In 2009, Julie Bindeman the mother of one, pregnant with a second child, learns her fetus has severe brain abnormalities.
"I remember asking the doctors, you guys do miracles every day. You see miracles every day. What's the chance that you're wrong?," Bindeman said.
She's told carrying the pregnancy would require a c-section — with unknowns about other possible effects on her health.
Abortion was an option.
"It was one of the hardest decisions we ever had to make," Bindeman said.
She and her partner decided to terminate the pregnancy, and a second one, after learning that fetus also had developed the same problems.
"The foremost consideration was the quality of life of that child. But secondary in the conversation was if I were to carry to term, what would that mean for me?," she said.
What would have happened to Bindeman had she been in one of the eight states that rolled out near-total abortion bans after the fall of Roe v. Wade?
They don't have exceptions for fetal abnormalities.
They do allow for abortion when a pregnant patient's health or life is at risk.
But look closer at the laws, and you'll see they don't spell out how to determine which health concerns permit an abortion.

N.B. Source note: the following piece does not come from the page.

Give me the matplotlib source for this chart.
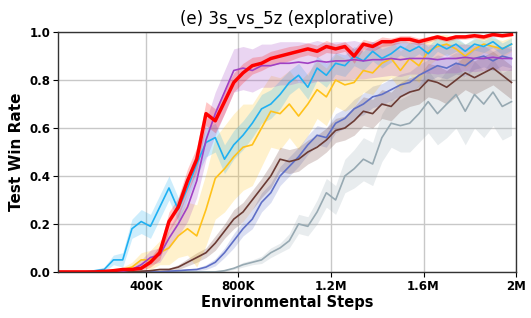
import numpy as np
import matplotlib
matplotlib.use("Agg")
import matplotlib.pyplot as plt

# environment steps (every 40K)
steps = np.arange(20000, 2000001, 40000)

gray_mean = [0, 0, 0, 0, 0, 0, 0, 0, 0, 0, 0, 0, 0, 0, 0, 0, 0, 0,
             0.005, 0.015, 0.03, 0.04, 0.05, 0.08, 0.1, 0.13, 0.2, 0.19, 0.25, 0.33,
             0.3, 0.4, 0.43, 0.47, 0.45, 0.56, 0.62, 0.61, 0.62, 0.66,
             0.71, 0.66, 0.7, 0.74, 0.67, 0.74, 0.7, 0.75, 0.69, 0.71]
gray_std = [0, 0, 0, 0, 0, 0, 0, 0, 0, 0, 0, 0, 0, 0, 0, 0, 0, 0,
            0.003, 0.005, 0.01, 0.01, 0.015, 0.02, 0.02, 0.03, 0.04, 0.04, 0.05, 0.06,
            0.06, 0.07, 0.08, 0.09, 0.09, 0.1, 0.1, 0.11, 0.12, 0.12,
            0.13, 0.13, 0.14, 0.14, 0.14, 0.14, 0.14, 0.14, 0.14, 0.14]

slate_mean = [0, 0, 0, 0, 0, 0, 0, 0, 0, 0, 0, 0, 0.003, 0.005, 0.008, 0.01, 0.02, 0.04,
              0.08, 0.13, 0.18, 0.22, 0.29, 0.33, 0.4, 0.44, 0.48, 0.53, 0.57, 0.56,
              0.62, 0.64, 0.68, 0.7, 0.73, 0.74, 0.76, 0.78, 0.79, 0.82,
              0.84, 0.86, 0.85, 0.87, 0.86, 0.89, 0.9, 0.88, 0.9, 0.89]
slate_std = [0, 0, 0, 0, 0, 0, 0, 0, 0, 0, 0, 0, 0.003, 0.004, 0.005, 0.006, 0.01, 0.015,
             0.02, 0.03, 0.03, 0.04, 0.04, 0.04, 0.04, 0.04, 0.04, 0.04, 0.04, 0.04,
             0.04, 0.04, 0.04, 0.045, 0.045, 0.045, 0.045, 0.045, 0.045, 0.045,
             0.045, 0.045, 0.045, 0.045, 0.045, 0.045, 0.045, 0.04, 0.04, 0.04]

brown_mean = [0, 0, 0, 0, 0, 0, 0, 0, 0, 0.003, 0.005, 0.01, 0.01, 0.02, 0.04, 0.06, 0.08, 0.12,
              0.17, 0.22, 0.25, 0.3, 0.35, 0.4, 0.47, 0.46, 0.47, 0.5, 0.52, 0.55,
              0.59, 0.6, 0.63, 0.67, 0.66, 0.7, 0.69, 0.73, 0.75, 0.76,
              0.8, 0.79, 0.77, 0.8, 0.83, 0.81, 0.83, 0.85, 0.82, 0.79]
brown_std = [0, 0, 0, 0, 0, 0, 0, 0, 0, 0.003, 0.004, 0.005, 0.006, 0.01, 0.015, 0.02, 0.02, 0.03,
             0.03, 0.04, 0.04, 0.04, 0.04, 0.05, 0.05, 0.05, 0.05, 0.05, 0.05, 0.05,
             0.05, 0.05, 0.06, 0.06, 0.06, 0.06, 0.06, 0.06, 0.06, 0.06,
             0.07, 0.07, 0.07, 0.07, 0.07, 0.07, 0.07, 0.07, 0.07, 0.07]

gold_mean = [0, 0, 0, 0, 0, 0, 0.003, 0.01, 0.02, 0.05, 0.05, 0.08, 0.1, 0.15, 0.18, 0.15, 0.26, 0.39,
             0.43, 0.48, 0.52, 0.53, 0.6, 0.67, 0.66, 0.7, 0.65, 0.7, 0.76, 0.73,
             0.8, 0.78, 0.79, 0.84, 0.83, 0.87, 0.89, 0.84, 0.89, 0.86,
             0.92, 0.94, 0.95, 0.93, 0.9, 0.93, 0.95, 0.94, 0.93, 0.95]
gold_std = [0, 0, 0, 0, 0, 0, 0.003, 0.01, 0.02, 0.03, 0.04, 0.05, 0.07, 0.09, 0.11, 0.13, 0.15, 0.17,
            0.18, 0.18, 0.18, 0.17, 0.16, 0.15, 0.15, 0.14, 0.14, 0.13, 0.12, 0.12,
            0.11, 0.11, 0.1, 0.09, 0.09, 0.08, 0.08, 0.08, 0.07, 0.07,
            0.06, 0.05, 0.04, 0.04, 0.05, 0.04, 0.035, 0.035, 0.035, 0.03]

blue_mean = [0, 0, 0, 0, 0.005, 0.01, 0.05, 0.05, 0.18, 0.21, 0.19, 0.27, 0.35, 0.26, 0.35, 0.45, 0.54, 0.56,
             0.47, 0.53, 0.57, 0.62, 0.68, 0.7, 0.74, 0.79, 0.82, 0.77, 0.85, 0.82,
             0.87, 0.86, 0.9, 0.88, 0.92, 0.89, 0.91, 0.94, 0.92, 0.94,
             0.91, 0.95, 0.93, 0.95, 0.92, 0.95, 0.94, 0.96, 0.93, 0.95]
blue_std = [0, 0, 0, 0.003, 0.005, 0.01, 0.02, 0.03, 0.04, 0.05, 0.05, 0.05, 0.05, 0.05, 0.05, 0.05, 0.06, 0.06,
            0.06, 0.06, 0.06, 0.06, 0.06, 0.06, 0.06, 0.05, 0.05, 0.05, 0.05, 0.05,
            0.045, 0.045, 0.04, 0.04, 0.04, 0.04, 0.035, 0.035, 0.035, 0.03,
            0.03, 0.03, 0.03, 0.03, 0.03, 0.025, 0.025, 0.025, 0.025, 0.025]

purple_mean = [0, 0, 0, 0, 0, 0, 0, 0.002, 0.01, 0.03, 0.06, 0.07, 0.14, 0.2, 0.27, 0.38, 0.55, 0.66,
               0.75, 0.84, 0.85, 0.84, 0.86, 0.86, 0.87, 0.87, 0.875, 0.87, 0.88, 0.875,
               0.88, 0.88, 0.885, 0.88, 0.885, 0.885, 0.89, 0.885, 0.89, 0.89,
               0.89, 0.885, 0.89, 0.89, 0.895, 0.89, 0.89, 0.895, 0.89, 0.89]
purple_std = [0, 0, 0, 0, 0, 0, 0, 0.002, 0.01, 0.02, 0.03, 0.03, 0.04, 0.05, 0.06, 0.07, 0.08, 0.09,
              0.09, 0.09, 0.09, 0.09, 0.09, 0.09, 0.09, 0.09, 0.085, 0.085, 0.085, 0.08,
              0.08, 0.08, 0.08, 0.075, 0.075, 0.07, 0.07, 0.07, 0.065, 0.065,
              0.06, 0.06, 0.06, 0.06, 0.055, 0.055, 0.05, 0.05, 0.05, 0.05]

red_mean = [0, 0, 0, 0, 0, 0.002, 0.005, 0.01, 0.01, 0.015, 0.04, 0.08, 0.21, 0.27, 0.38, 0.47, 0.66, 0.63,
            0.71, 0.79, 0.83, 0.86, 0.87, 0.89, 0.9, 0.91, 0.92, 0.93, 0.92, 0.94,
            0.93, 0.94, 0.9, 0.95, 0.94, 0.96, 0.96, 0.97, 0.97, 0.96,
            0.97, 0.98, 0.97, 0.98, 0.98, 0.985, 0.98, 0.99, 0.985, 0.99]
red_std = [0, 0, 0, 0, 0, 0.002, 0.004, 0.008, 0.008, 0.01, 0.02, 0.03, 0.04, 0.04, 0.05, 0.05, 0.05, 0.05,
           0.05, 0.04, 0.04, 0.035, 0.03, 0.03, 0.03, 0.03, 0.025, 0.025, 0.025, 0.025,
           0.02, 0.02, 0.03, 0.02, 0.02, 0.02, 0.015, 0.015, 0.015, 0.015,
           0.012, 0.01, 0.01, 0.01, 0.01, 0.01, 0.01, 0.008, 0.008, 0.008]

series = [
    (gray_mean, gray_std, '#97a9b2', 1.2),
    (slate_mean, slate_std, '#5f6fc6', 1.2),
    (brown_mean, brown_std, '#6b3b34', 1.2),
    (gold_mean, gold_std, '#ffc21a', 1.2),
    (blue_mean, blue_std, '#1fb0f2', 1.2),
    (purple_mean, purple_std, '#a040c4', 1.2),
    (red_mean, red_std, '#ff0000', 2.5),
]

fig = plt.figure(figsize=(5.31, 3.18), dpi=100)
ax = fig.add_axes([0.109, 0.145, 0.863, 0.754])

for mean, std, color, lw in series:
    mean = np.array(mean)
    std = np.array(std)
    ax.fill_between(steps, mean - std, mean + std, color=color, alpha=0.22, linewidth=0)
    ax.plot(steps, mean, color=color, linewidth=lw)

ax.set_xlim(20000, 2000000)
ax.set_ylim(0, 1.0)
ax.set_xticks([400000, 800000, 1200000, 1600000, 2000000])
ax.set_xticklabels(['400K', '800K', '1.2M', '1.6M', '2M'])
ax.set_yticks([0, 0.2, 0.4, 0.6, 0.8, 1.0])
ax.set_yticklabels(['0.0', '0.2', '0.4', '0.6', '0.8', '1.0'])
for lab in ax.get_xticklabels() + ax.get_yticklabels():
    lab.set_fontweight('bold')
    lab.set_fontsize(8.5)
ax.tick_params(length=3.5, width=0.8, pad=2)
ax.grid(True, color='#c8c8c8', linewidth=1.0)
ax.set_axisbelow(True)
for sp in ax.spines.values():
    sp.set_color('#333333')
    sp.set_linewidth(1.0)

ax.set_xlabel('Environmental Steps', fontsize=10.5, fontweight='bold', labelpad=2)
ax.set_ylabel('Test Win Rate', fontsize=11, fontweight='bold', labelpad=4)
ax.set_title('(e) 3s_vs_5z (explorative)', fontsize=12, pad=6)

fig.savefig('out.png', dpi=100)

That leaves a gray area for doctors considering what to do with a case like Bindeman's, explains Jenni Villavicencio, an OBGYN, and a member of the American College of Obstetricians and Gynecologists.
"We have heard a lot of doctors who are afraid and concerned and not sure how to proceed and take care of the patients that they have in front of them," Dr. Villavicencio said.
Two states, Alabama and Missouri, allow for abortion to avoid risk to the pregnant person's health; specifically, the potential "impairment of a major bodily function."
The other laws Newsy examined set a higher bar. They require a pregnant person's life to be on the line.
Take South Dakota, for example: the law there states abortion is illegal, "unless there is appropriate and reasonable medical judgment that performance of an abortion is necessary to preserve the life of the pregnant female."
Former State Representative Joel Dykstra helped write South Dakota's ban in 2005.
He says the law was designed to put the burden on doctors to decide for themselves when to abort.
"They'll have to go with their own conscience, recognizing the risk going in and they'll have to make tough decisions," Dykstra said.
Newsy found, for the most part, abortion bans are like South Dakota's.
They don't get specific about what medical conditions endanger a pregnant person's life.
Arkansas and Oklahoma both say it's any deadly "physical disorder, physical illness or physical injury."
The law in Texas is even more vague, leaving it to "medical advice" to determine when an abortion is necessary.
And doctors must lean on "reasonable medical judgment" to use abortion to save a life in Missouri and South Dakota.
Villavicencio says the problem is, pregnancies that threaten someone's health or life often aren't clear cut.
"While it may say there are exceptions to this abortion ban for the life of the mother or the pregnant person, that's not actually medically meaningful for us, because there's not a bright line someone crosses and then suddenly is dying," Dr. Villavicencio said.
Doctors who perform what they consider life-saving abortions could face prison time if a judge or jury later decides they got it wrong.
"These laws pit doctors and patients against each other. They make me have to think about myself and the patient rather than just the patient and my training," Dr. Villavicencio continued.
The Biden administration has directed doctors to provide "life or health-saving abortion services in emergency situations," no matter the state law.
The order lists two examples: "ectopic pregnancy," and "pre-eclampsia with severe features."
But that directive has an uncertain future, facing a legal challenge from the attorney general of Texas.
He says it would "transform every emergency room in the country into a walk-in abortion clinic."
Dykstra says he expects South Dakota will update its law as it plays out in hospital rooms.
"Some might have to bear the burden of the test cases. Terminating a life warrants a serious treatment, and it's a serious offense," Dykstra said.
Bindeman thinks she would've had to carry both of her troubled pregnancies to term had she been in a state with new abortion bans.
"They would not have looked at my case as health of the mother, because until I got to a point of sepsis, it was not seen as my health," she said.
She later gave birth to two more healthy children.
She wears a necklace with five charms for what she considers all her children; two for the babies no longer living.